Divide batter evenly among 20 of the muffin cups in the two prepared muffin pans. Bake for 18-20 minutes, until center is just set and a toothpick inserted in the middle of a cupcake comes out clean. Let cupcakes cool in pans for 5 minutes, and then remove to a cooling rack to finish cooling.
For whipped cream:
In the plastic whipping bowl with the balloon whisks, beast the cream on a low speed, gradually working up to a medium speed as it begins to froth and thicken. Gradually add in the powdered sugar and then turn speed up to high (6 o’clock) and beat until cream starts to hold its shape. Add in Prosecco and whip until fully incorporated.
To assemble cupcakes:
Using a small melon baller or 1/2 tsp. measure, scoop out the center of each cupcake. Fill with lemon curd and then cover and frost top with whipped cream. Decorate with sprinkles or sanding sugar if desired. Because of the whipped cream, any leftover cupcakes should be stored in the refrigerator.
Yield: 20 cupcakes
-all-purpose flour can be substituted with whole wheat flour or a gluten-free measure-for-measure flour.

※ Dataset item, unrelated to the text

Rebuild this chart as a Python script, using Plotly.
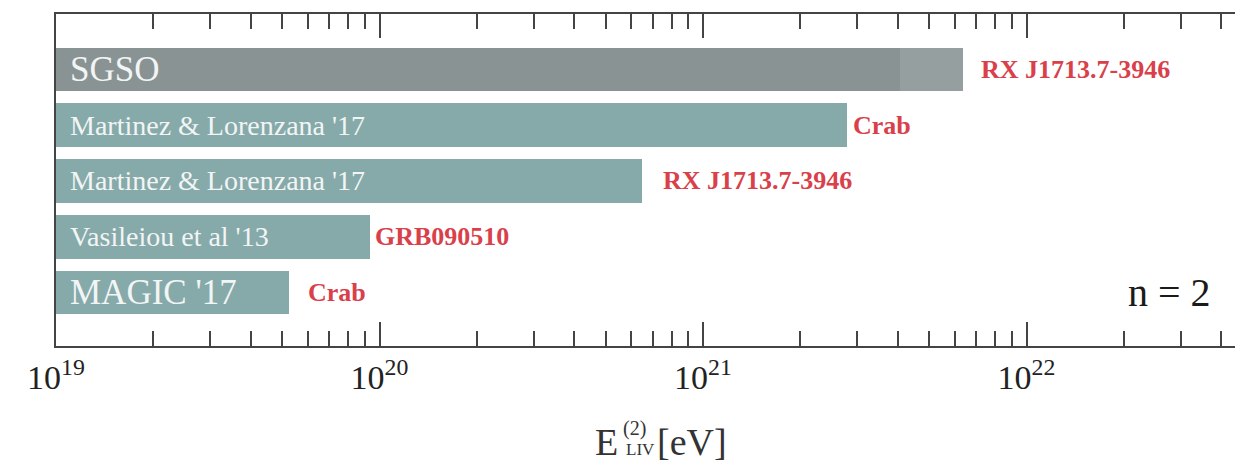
import plotly.graph_objects as go
import numpy as np

# ---- data (bottom to top) ----
labels = ["MAGIC '17", "Vasileiou et al '13", "Martinez & Lorenzana '17",
          "Martinez & Lorenzana '17", "SGSO"]
sources = ["Crab", "GRB090510", "RX J1713.7-3946", "Crab", "RX J1713.7-3946"]
e_liv = [5.25e19, 9.35e19, 6.48e20, 2.79e21, 4.06e21]
sgso_extended = 6.37e21
decades = [19, 20, 21, 22]

# ---- styles ----
base = 1e19
label_sizes = [35, 28, 28, 28, 35]
source_gaps = [17, 3, 19, 4, 16]
bar_colors = ["#86aaa9", "#86aaa9", "#86aaa9", "#86aaa9", "#8a9393"]
serif = "Liberation Serif, Times New Roman, serif"
axis_col = "#444444"

PAGE_OFF = 8          # default body margin of the html page
W, H = 1243 - PAGE_OFF, 466 - PAGE_OFF
L, R, T, B = 56 - PAGE_OFF, 0, 14 - PAGE_OFF, 120
decade_px = 323.5
xmax = 19 + (W - L - R) / decade_px

ypos = list(range(len(labels)))

fig = go.Figure()
# extended (lighter) part of SGSO
fig.add_trace(go.Bar(
    y=[ypos[-1]], x=[sgso_extended - base], base=[base], orientation="h",
    marker=dict(color="#959f9f", line=dict(width=0)), width=0.78,
    showlegend=False, hoverinfo="skip"))
fig.add_trace(go.Bar(
    y=ypos, x=[v - base for v in e_liv], base=[base] * len(e_liv), orientation="h",
    marker=dict(color=bar_colors, line=dict(width=0)), width=0.78,
    showlegend=False))

ends = list(e_liv)
ends[-1] = sgso_extended
for i, (lab, src) in enumerate(zip(labels, sources)):
    fig.add_annotation(x=np.log10(base), y=ypos[i], xref="x", yref="y",
                       text=lab, showarrow=False, xanchor="left", xshift=12,
                       font=dict(family=serif, size=label_sizes[i], color="#f2f5f5"))
    fig.add_annotation(x=np.log10(ends[i]), y=ypos[i], xref="x", yref="y",
                       text="<b>" + src + "</b>", showarrow=False, xanchor="left",
                       xshift=source_gaps[i],
                       font=dict(family=serif, size=26, color="#d9404a"))


# page pixel -> paper coords (plot spans x 56..1243 px, y 14..346 px on the page)
def px_x(p):
    return (p - 56) / (1243 - 56)


def px_y(p):
    return (346 - p) / (346 - 14)


fig.add_annotation(x=px_x(1169), y=ypos[0], xref="paper", yref="y", text="n = 2",
                   xanchor="center", yanchor="middle",
                   showarrow=False, font=dict(family=serif, size=40, color="#1a1a1a"))

# axis title  E^(2)_LIV [eV]
title_parts = [("E", 606, 442, 38), ("(2)", 634, 428, 20),
               ("LIV", 640, 450, 17), ("[eV]", 692, 442, 38)]
for txt, xp, yp, sz in title_parts:
    fig.add_annotation(x=px_x(xp), y=px_y(yp), xref="paper", yref="paper", text=txt,
                       xanchor="center", yanchor="middle", showarrow=False,
                       font=dict(family=serif, size=sz, color="#333"))

major_vals = [10.0 ** d for d in decades]
major_text = ["10<sup>%d</sup>" % d for d in decades]
minor_vals = [m * 10.0 ** d for d in decades for m in range(2, 10)]

fig.update_layout(
    width=W, height=H, margin=dict(l=L, r=R, t=T, b=B, autoexpand=False),
    paper_bgcolor="white", plot_bgcolor="white",
    barmode="overlay", bargap=0,
    xaxis=dict(type="log", range=[19, xmax], showgrid=False, zeroline=False,
               automargin=False,
               tickvals=major_vals, ticktext=major_text,
               ticks="inside", ticklen=24, tickwidth=2, tickcolor=axis_col,
               showline=True, linewidth=2, linecolor=axis_col, mirror="ticks",
               tickfont=dict(family=serif, size=34, color="#222"),
               minor=dict(tickvals=minor_vals, ticks="inside", ticklen=15,
                          tickwidth=1.5, tickcolor=axis_col, showgrid=False)),
    yaxis=dict(range=[-0.955, 4.99], showgrid=False, zeroline=False,
               automargin=False,
               showticklabels=False, ticks="", showline=True, linewidth=2,
               linecolor=axis_col),
)

fig.write_html("out.html")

-If using gluten-free flour, it is often necessary to add more flavor into the recipe. An extra pinch of salt is recommended in the cupcake batter, as well as the zest of 2 lemons instead of 1.
-If milling whole grain flour at home, a soft wheat is preferable for cupcakes.
-Sugar alternatives such as Sucanat with honey (aka honey granules) or coconut sugar can be substituted for regular sugar. For confectioners’ sugar substitute, blend Sucanat with honey in a blender on high speed until powdered.
-When swapping out flours and sugars, it is important to remember that the texture and structure (and sometimes the flavor) of the cake will slightly vary from the original recipe.